* **WRITTEN REQUEST**:
Print, word for word, every line from the beginning of the listing up to and including the line with "fig = plt.figure(figsize=(W". Pictures are to be excluded.

* **DATA PROVIDED**:
* START *

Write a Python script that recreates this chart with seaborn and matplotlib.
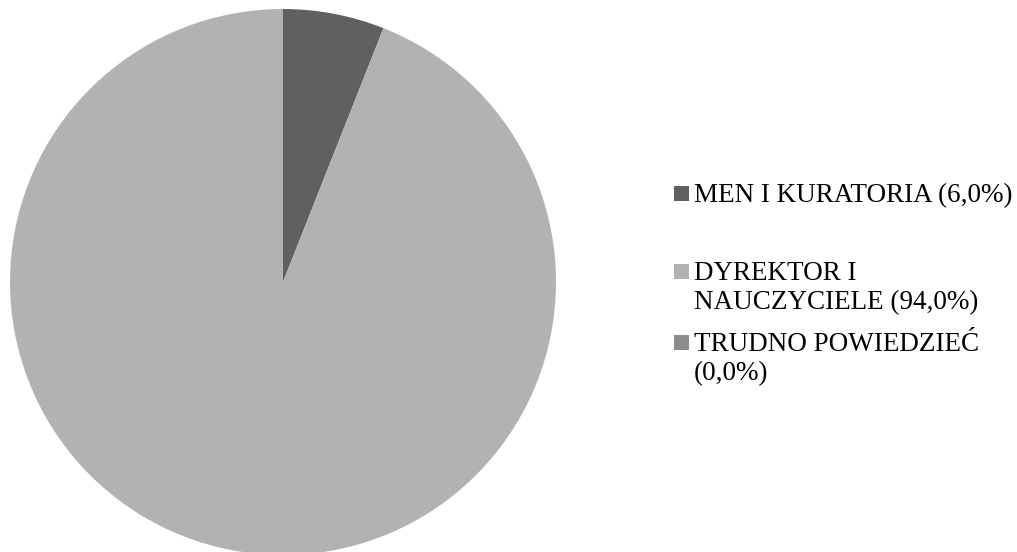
import matplotlib
matplotlib.use("Agg")
import matplotlib.pyplot as plt
from matplotlib.patches import Rectangle
import seaborn as sns

sns.set_theme(style="white")
plt.rcParams["font.family"] = ["Liberation Serif", "DejaVu Serif"]

categories = ["MEN I KURATORIA", "DYREKTOR I NAUCZYCIELE", "TRUDNO POWIEDZIEĆ"]
legend_text = ["MEN I KURATORIA (6,0%)", "DYREKTOR I\nNAUCZYCIELE (94,0%)", "TRUDNO POWIEDZIEĆ\n(0,0%)"]
shares = [6.0, 94.0, 0.0]
colors = ["#606060", "#b2b2b2", "#8c8c8c"]

W, H = 1017, 552
fig = plt.figure(figsize=(W / 100, H / 100), dpi=100)

# pie area: centre (283, 282) px, radius 273 px
cx, cy, r = 283, 282, 273
ax = fig.add_axes([(cx - r) / W, (H - cy - r) / H, 2 * r / W, 2 * r / H])
wedges, _ = ax.pie(shares, colors=colors, startangle=90, counterclock=False,
                   wedgeprops=dict(linewidth=0))
for w in wedges:
    w.set_clip_on(False)
ax.set_xlim(-1, 1)
ax.set_ylim(-1, 1)
ax.set_aspect("equal")
ax.axis("off")

# legend entries, keyed by the centre y (px) of each square
rows = [193, 271, 342]
sq = 15
for label, color, y in zip(legend_text, colors, rows):
    fig.patches.append(Rectangle((674 / W, (H - y - sq / 2) / H), sq / W, sq / H,
                                 transform=fig.transFigure, facecolor=color,
                                 edgecolor="none"))
    fig.text(694 / W, (H - y + 10) / H, label, fontsize=19.5, color="#000000",
             ha="left", va="top", linespacing=1.22)

fig.savefig("out.png", dpi=100, facecolor="white")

* END *

* **RESULT OF THIS EXERCISE**:
Write a Python script that recreates this chart with seaborn and matplotlib.
import matplotlib
matplotlib.use("Agg")
import matplotlib.pyplot as plt
from matplotlib.patches import Rectangle
import seaborn as sns

sns.set_theme(style="white")
plt.rcParams["font.family"] = ["Liberation Serif", "DejaVu Serif"]

categories = ["MEN I KURATORIA", "DYREKTOR I NAUCZYCIELE", "TRUDNO POWIEDZIEĆ"]
legend_text = ["MEN I KURATORIA (6,0%)", "DYREKTOR I\nNAUCZYCIELE (94,0%)", "TRUDNO POWIEDZIEĆ\n(0,0%)"]
shares = [6.0, 94.0, 0.0]
colors = ["#606060", "#b2b2b2", "#8c8c8c"]

W, H = 1017, 552
fig = plt.figure(figsize=(W / 100, H / 100), dpi=100)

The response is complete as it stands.